Starting with the first line below, extract each line through the one that contains "const CREDIT = 'yardeni.com';", inclusive, excluding pictures.

━━━━━ Data

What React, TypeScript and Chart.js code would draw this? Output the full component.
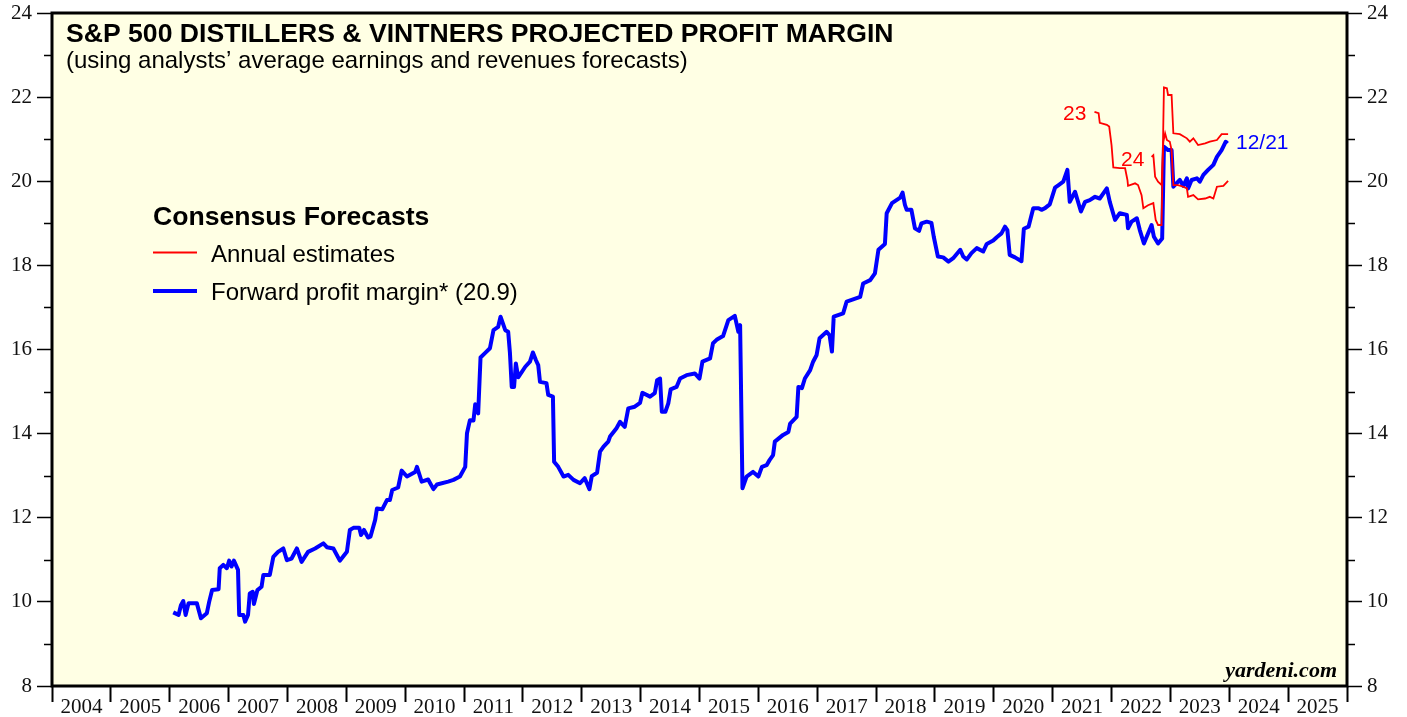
import React, { useEffect, useRef } from 'react';
import { Chart, registerables } from 'chart.js';

Chart.register(...registerables);

// ---------- text ----------
const TITLE = 'S&P 500 DISTILLERS & VINTNERS PROJECTED PROFIT MARGIN';
const SUBTITLE = '(using analysts\u2019 average earnings and revenues forecasts)';
const LEGEND_TITLE = 'Consensus Forecasts';
const LEGEND_ANNUAL = 'Annual estimates';
const LEGEND_FWD = 'Forward profit margin* (20.9)';
const LABEL_23 = '23';
const LABEL_24 = '24';
const LABEL_LAST = '12/21';
const CREDIT = 'yardeni.com';

// ---------- axes ----------
const yearLabels = ['2004', '2005', '2006', '2007', '2008', '2009', '2010', '2011', '2012', '2013', '2014',
  '2015', '2016', '2017', '2018', '2019', '2020', '2021', '2022', '2023', '2024', '2025'];
const X_MIN = 2004;
const X_MAX = 2026;
const Y_MIN = 8;
const Y_MAX = 24;

// ---------- data: forward profit margin (weekly, decimal year) ----------
const fwdYears = [
  2006.06, 2006.15, 2006.19, 2006.23, 2006.27, 2006.32, 2006.46, 2006.53, 2006.63, 2006.67,
  2006.72, 2006.83, 2006.85, 2006.91, 2006.97, 2007.01, 2007.05, 2007.09, 2007.16, 2007.18,
  2007.25, 2007.28, 2007.33, 2007.36, 2007.41, 2007.43, 2007.49, 2007.56, 2007.59, 2007.70,
  2007.76, 2007.84, 2007.93, 2007.99, 2008.07, 2008.16, 2008.24, 2008.35, 2008.47, 2008.61,
  2008.67, 2008.78, 2008.89, 2009.01, 2009.06, 2009.12, 2009.22, 2009.25, 2009.30, 2009.37,
  2009.41, 2009.49, 2009.52, 2009.61, 2009.69, 2009.74, 2009.78, 2009.88, 2009.94, 2010.03,
  2010.17, 2010.20, 2010.28, 2010.39, 2010.48, 2010.54, 2010.73, 2010.82, 2010.93, 2011.02,
  2011.05, 2011.10, 2011.16, 2011.19, 2011.24, 2011.28, 2011.36, 2011.44, 2011.50, 2011.58,
  2011.62, 2011.70, 2011.75, 2011.78, 2011.81, 2011.85, 2011.88, 2011.92, 2012.04, 2012.12,
  2012.17, 2012.22, 2012.26, 2012.29, 2012.40, 2012.43, 2012.51, 2012.53, 2012.60, 2012.69,
  2012.77, 2012.86, 2012.97, 2013.05, 2013.13, 2013.17, 2013.26, 2013.31, 2013.37, 2013.45,
  2013.48, 2013.59, 2013.65, 2013.73, 2013.79, 2013.90, 2013.99, 2014.03, 2014.16, 2014.24,
  2014.28, 2014.33, 2014.36, 2014.42, 2014.47, 2014.51, 2014.61, 2014.67, 2014.78, 2014.92,
  2015.00, 2015.05, 2015.18, 2015.23, 2015.29, 2015.40, 2015.49, 2015.60, 2015.66, 2015.69,
  2015.73, 2015.80, 2015.91, 2016.00, 2016.06, 2016.14, 2016.19, 2016.25, 2016.28, 2016.42,
  2016.51, 2016.54, 2016.65, 2016.68, 2016.74, 2016.79, 2016.88, 2016.93, 2016.99, 2017.04,
  2017.16, 2017.21, 2017.25, 2017.28, 2017.44, 2017.50, 2017.67, 2017.73, 2017.78, 2017.90,
  2017.98, 2018.04, 2018.15, 2018.18, 2018.27, 2018.41, 2018.45, 2018.49, 2018.52, 2018.60,
  2018.66, 2018.73, 2018.77, 2018.86, 2018.94, 2018.98, 2019.05, 2019.14, 2019.23, 2019.31,
  2019.43, 2019.48, 2019.54, 2019.62, 2019.71, 2019.82, 2019.88, 2019.99, 2020.05, 2020.13,
  2020.19, 2020.23, 2020.27, 2020.36, 2020.47, 2020.51, 2020.59, 2020.67, 2020.76, 2020.81,
  2020.87, 2020.95, 2021.04, 2021.10, 2021.18, 2021.25, 2021.29, 2021.38, 2021.48, 2021.55,
  2021.63, 2021.72, 2021.80, 2021.92, 2021.97, 2022.06, 2022.14, 2022.26, 2022.28, 2022.34,
  2022.43, 2022.48, 2022.55, 2022.62, 2022.68, 2022.72, 2022.79, 2022.86, 2022.89, 2022.96,
  2023.02, 2023.05, 2023.16, 2023.22, 2023.28, 2023.30, 2023.36, 2023.45, 2023.50, 2023.56,
  2023.64, 2023.73, 2023.79, 2023.87, 2023.94, 2023.97,
];
const fwdValues = [
  9.75, 9.69, 9.92, 10.02, 9.69, 9.97, 9.97, 9.61, 9.73, 10.00,
  10.28, 10.30, 10.80, 10.88, 10.80, 10.98, 10.84, 10.98, 10.76, 9.69,
  9.69, 9.53, 9.69, 10.20, 10.24, 9.95, 10.28, 10.36, 10.64, 10.64,
  11.07, 11.19, 11.27, 10.99, 11.03, 11.27, 10.95, 11.19, 11.27, 11.39,
  11.30, 11.27, 10.98, 11.19, 11.71, 11.76, 11.76, 11.59, 11.71, 11.53,
  11.55, 11.95, 12.22, 12.20, 12.42, 12.42, 12.66, 12.72, 13.12, 12.98,
  13.09, 13.21, 12.86, 12.91, 12.68, 12.79, 12.86, 12.90, 12.98, 13.21,
  14.01, 14.32, 14.31, 14.70, 14.48, 15.81, 15.92, 16.03, 16.46, 16.54,
  16.78, 16.46, 16.42, 15.91, 15.11, 15.11, 15.67, 15.34, 15.59, 15.71,
  15.93, 15.75, 15.63, 15.23, 15.20, 14.92, 14.88, 13.33, 13.21, 12.98,
  13.02, 12.90, 12.82, 12.94, 12.68, 12.99, 13.07, 13.57, 13.69, 13.81,
  13.93, 14.13, 14.28, 14.16, 14.60, 14.64, 14.73, 14.97, 14.88, 14.96,
  15.27, 15.31, 14.52, 14.52, 14.72, 15.05, 15.11, 15.31, 15.39, 15.43,
  15.31, 15.71, 15.79, 16.15, 16.23, 16.32, 16.70, 16.80, 16.42, 16.58,
  12.70, 12.98, 13.09, 12.98, 13.21, 13.25, 13.37, 13.49, 13.81, 13.97,
  14.04, 14.24, 14.40, 15.11, 15.08, 15.31, 15.51, 15.71, 15.87, 16.27,
  16.42, 16.34, 15.95, 16.78, 16.86, 17.14, 17.22, 17.25, 17.57, 17.65,
  17.81, 18.37, 18.51, 19.24, 19.48, 19.61, 19.73, 19.44, 19.32, 19.32,
  18.88, 18.82, 19.00, 19.04, 19.01, 18.68, 18.21, 18.19, 18.09, 18.17,
  18.37, 18.21, 18.14, 18.29, 18.41, 18.33, 18.51, 18.59, 18.67, 18.76,
  18.92, 18.84, 18.25, 18.19, 18.10, 18.87, 18.92, 19.36, 19.36, 19.32,
  19.36, 19.45, 19.85, 19.91, 19.99, 20.27, 19.51, 19.75, 19.28, 19.51,
  19.55, 19.63, 19.59, 19.83, 19.51, 19.08, 19.24, 19.20, 18.88, 19.04,
  19.12, 18.84, 18.52, 18.76, 18.96, 18.68, 18.52, 18.64, 20.82, 20.74,
  20.74, 19.87, 20.03, 19.89, 20.07, 19.83, 20.03, 20.07, 19.99, 20.15,
  20.27, 20.39, 20.58, 20.74, 20.94, 20.90,
];

// ---------- data: annual estimates ----------
const est23Years = [
  2021.71, 2021.78, 2021.80, 2021.92, 2021.96, 2022.00, 2022.03, 2022.14, 2022.23, 2022.27,
  2022.28, 2022.40, 2022.45, 2022.51, 2022.54, 2022.62, 2022.71, 2022.75, 2022.79, 2022.85,
  2022.89, 2022.94, 2022.96, 2023.02, 2023.05, 2023.16, 2023.28, 2023.33, 2023.39, 2023.47,
  2023.59, 2023.67, 2023.79, 2023.87, 2023.98,
];
const est23Values = [
  21.65, 21.62, 21.39, 21.34, 21.30, 20.86, 20.33, 20.31, 20.31, 20.03,
  19.89, 19.95, 19.91, 19.67, 19.36, 19.43, 19.48, 19.08, 18.96, 18.96,
  22.23, 22.21, 22.05, 22.05, 21.14, 21.12, 21.02, 20.94, 21.02, 20.86,
  20.90, 20.94, 20.98, 21.12, 21.12,
];
const est24Years = [
  2022.68, 2022.71, 2022.74, 2022.79, 2022.85, 2022.88, 2022.91, 2022.94, 2022.99, 2023.02,
  2023.05, 2023.13, 2023.22, 2023.28, 2023.30, 2023.39, 2023.47, 2023.59, 2023.67, 2023.73,
  2023.79, 2023.90, 2023.98,
];
const est24Values = [
  20.58, 20.62, 20.11, 19.99, 19.91, 20.94, 21.14, 20.98, 20.94, 20.74,
  19.91, 19.91, 19.87, 19.83, 19.63, 19.67, 19.57, 19.59, 19.63, 19.59,
  19.87, 19.89, 20.01,
];

// ---------- style ----------
const SANS = "'Liberation Sans', Arial, Helvetica, sans-serif";
const SERIF = "'Liberation Serif', 'Times New Roman', Times, serif";
const PLOT_BG = 'rgb(255,255,228)';
const RED = 'rgb(255,0,0)';
const BLUE = 'rgb(0,0,255)';

const toPoints = (xs: number[], ys: number[]) => xs.map((x, i) => ({ x, y: ys[i] }));

const decorPlugin = {
  id: 'decor',
  beforeDraw(chart: any) {
    const { ctx, chartArea: a } = chart;
    ctx.save();
    ctx.fillStyle = PLOT_BG;
    ctx.fillRect(a.left, a.top, a.right - a.left, a.bottom - a.top);
    ctx.restore();
  },
  afterDraw(chart: any) {
    const { ctx, chartArea: a } = chart;
    const y = chart.scales.y;
    ctx.save();
    // frame
    ctx.strokeStyle = '#000';
    ctx.lineWidth = 3;
    ctx.strokeRect(a.left, a.top, a.right - a.left, a.bottom - a.top);
    // minor ticks at odd values
    ctx.lineWidth = 1.5;
    for (let v = Y_MIN + 1; v < Y_MAX; v += 2) {
      const py = Math.round(y.getPixelForValue(v)) + 0.5;
      ctx.beginPath();
      ctx.moveTo(a.left - 8, py);
      ctx.lineTo(a.left, py);
      ctx.moveTo(a.right, py);
      ctx.lineTo(a.right + 8, py);
      ctx.stroke();
    }
    // titles
    ctx.fillStyle = '#000';
    ctx.textAlign = 'left';
    ctx.textBaseline = 'alphabetic';
    ctx.font = `bold 26.6px ${SANS}`;
    ctx.fillText(TITLE, 66, 42);
    ctx.font = `24px ${SANS}`;
    ctx.fillText(SUBTITLE, 66, 68);
    // legend
    ctx.font = `bold 26.6px ${SANS}`;
    ctx.fillText(LEGEND_TITLE, 153, 225);
    ctx.strokeStyle = RED;
    ctx.lineWidth = 2;
    ctx.beginPath();
    ctx.moveTo(153, 252.5);
    ctx.lineTo(197, 252.5);
    ctx.stroke();
    ctx.strokeStyle = BLUE;
    ctx.lineWidth = 4;
    ctx.beginPath();
    ctx.moveTo(153, 291);
    ctx.lineTo(197, 291);
    ctx.stroke();
    ctx.font = `24px ${SANS}`;
    ctx.fillText(LEGEND_ANNUAL, 211, 262);
    ctx.fillText(LEGEND_FWD, 211, 300);
    // series labels
    ctx.font = `21px ${SANS}`;
    ctx.fillStyle = RED;
    ctx.fillText(LABEL_23, 1063, 120);
    ctx.fillText(LABEL_24, 1121, 166);
    ctx.fillStyle = BLUE;
    ctx.fillText(LABEL_LAST, 1236, 149);
    // credit
    ctx.fillStyle = '#000';
    ctx.font = `italic bold 22px ${SERIF}`;
    ctx.textAlign = 'right';
    ctx.fillText(CREDIT, 1337, 677);
    ctx.restore();
  },
};

export default function App() {
  const canvasRef = useRef<HTMLCanvasElement>(null);

  useEffect(() => {
    document.body.style.margin = '0';
    const canvas = canvasRef.current!;
    const yTicks = (position: 'left' | 'right', width: number) => ({
      type: 'linear',
      position,
      min: Y_MIN,
      max: Y_MAX,
      afterFit: (s: any) => { s.width = width; s.paddingTop = 0; s.paddingBottom = 0; },
      border: { display: false },
      grid: {
        drawOnChartArea: false,
        drawTicks: true,
        tickLength: 15,
        tickWidth: 1.5,
        tickColor: (c: any) => (c.tick && c.tick.value % 2 === 0 ? '#000' : 'rgba(0,0,0,0)'),
      },
      ticks: {
        stepSize: 1,
        autoSkip: false,
        padding: 5,
        color: '#111',
        font: { family: SERIF, size: 21 },
        callback: (v: any) => (Number(v) % 2 === 0 ? String(v) : ''),
      },
    });

    const chart = new Chart(canvas, {
      type: 'line',
      data: {
        datasets: [
          {
            label: '2023',
            data: toPoints(est23Years, est23Values),
            borderColor: RED,
            borderWidth: 1.8,
            pointRadius: 0,
            tension: 0,
          },
          {
            label: '2024',
            data: toPoints(est24Years, est24Values),
            borderColor: RED,
            borderWidth: 1.8,
            pointRadius: 0,
            tension: 0,
          },
          {
            label: 'Forward profit margin',
            data: toPoints(fwdYears, fwdValues),
            borderColor: BLUE,
            borderWidth: 4,
            borderJoinStyle: 'round',
            pointRadius: 0,
            tension: 0,
          },
        ],
      },
      options: {
        responsive: false,
        animation: false,
        devicePixelRatio: 1,
        layout: { padding: { top: 13, left: 0, right: 0, bottom: 0 } },
        plugins: { legend: { display: false }, tooltip: { enabled: false }, title: { display: false } },
        scales: {
          x: {
            type: 'linear',
            position: 'bottom',
            min: X_MIN,
            max: X_MAX,
            afterFit: (s: any) => { s.height = 31; s.paddingLeft = 0; s.paddingRight = 0; },
            border: { display: false },
            grid: {
              drawOnChartArea: false,
              drawTicks: true,
              tickLength: 16,
              tickWidth: 2,
              tickColor: (c: any) => (c.tick && Number.isInteger(c.tick.value) ? '#000' : 'rgba(0,0,0,0)'),
            },
            ticks: {
              stepSize: 0.5,
              autoSkip: false,
              maxRotation: 0,
              minRotation: 0,
              padding: -7,
              color: '#111',
              font: { family: SERIF, size: 21 },
              callback: (v: any) => {
                const n = Number(v);
                return Number.isInteger(n) ? '' : yearLabels[Math.floor(n) - X_MIN] ?? '';
              },
            },
          },
          y: yTicks('left', 52) as any,
          y2: yTicks('right', 60) as any,
        },
      } as any,
      plugins: [decorPlugin],
    });
    return () => chart.destroy();
  }, []);

  return (
    <div style={{ width: 1407, height: 717 }}>
      <canvas ref={canvasRef} width={1407} height={717} style={{ display: 'block' }} />
    </div>
  );
}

━━━━━━━━━━

(Expected output)
What React, TypeScript and Chart.js code would draw this? Output the full component.
import React, { useEffect, useRef } from 'react';
import { Chart, registerables } from 'chart.js';

Chart.register(...registerables);

// ---------- text ----------
const TITLE = 'S&P 500 DISTILLERS & VINTNERS PROJECTED PROFIT MARGIN';
const SUBTITLE = '(using analysts\u2019 average earnings and revenues forecasts)';
const LEGEND_TITLE = 'Consensus Forecasts';
const LEGEND_ANNUAL = 'Annual estimates';
const LEGEND_FWD = 'Forward profit margin* (20.9)';
const LABEL_23 = '23';
const LABEL_24 = '24';
const LABEL_LAST = '12/21';
const CREDIT = 'yardeni.com';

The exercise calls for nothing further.